If you have just started machine learning, you surely follow the following steps to train a machine learning model
1. Load the data/image into a variable or in a NumPy array
2. Process the data such as normalizing by dividing by 255.0 for images
3. Train the machine learning model based on the loaded data.
Advantages and disadvantages of loading full data
The process helps to train the machine learning algorithm fast as all the data is loaded in the RAM beforehand. But there are several drawbacks of the process-
1. It takes a huge amount of time to load the data. Since all the data is loaded at once the training process doesn't start until the full
2. RAM has a limited size. But machine learning model used huge size datasets. It becomes difficult to load huge the dataset in limited memory storage.
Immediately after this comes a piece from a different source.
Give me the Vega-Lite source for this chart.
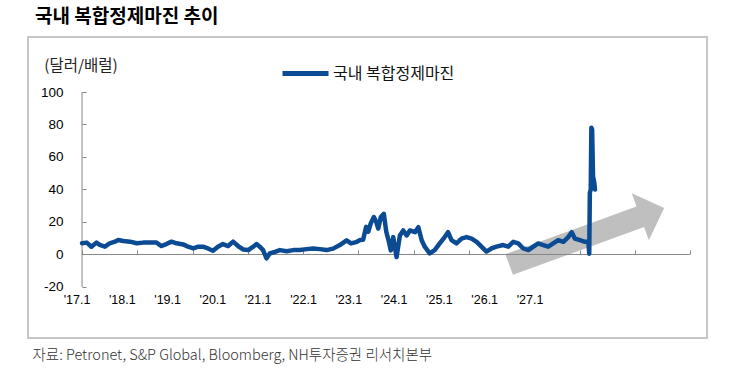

3. At a time only a small batch of full dataset defined by batch size is used to train the model. The rest of the data stored in the RAM just stay idle and waste resources to hold the data
Advantages and disadvantages of using data chunks
The limitation of the process of loading data at once can be overcome if instead of loading full data at once we load only a small chunk of data and train on the basis of that and then load the next chunk of data.
But the machine learning model stays idle while loading the data and the loading process stays idle will training with the loaded data. As a result, this process is also not efficient for machine learning.
Data Pipeline: Advantages
Data pipeline solves all the drawbacks of both of the above-mentioned process. It loaded a only small chunk of data at once so there is no burden on the RAM and it takes a relatively small amount of time to load data. While the training is going on data pipeline load and preprocess the next batch of data. This way data pipeline helps to make a machine learning code more efficient by appropriately using hardware resources.
This way data loading does not take much time since only small parts of data is loaded at once and training of a machine learning model starts on the small chanks of data without requiring full data to be loaded at once
Since only a small chunk of data is loaded at once it requires a small amount of RAM to hold the data
The process helps to use the hardware resources efficiently
Since data pre-processing goes on while training the model, no process stays idle.
That's why while stating the machine learning programming you might be using data loading at a single shot. But for more real-world application with large datasets you need to use data pipeline for efficient use of the resources.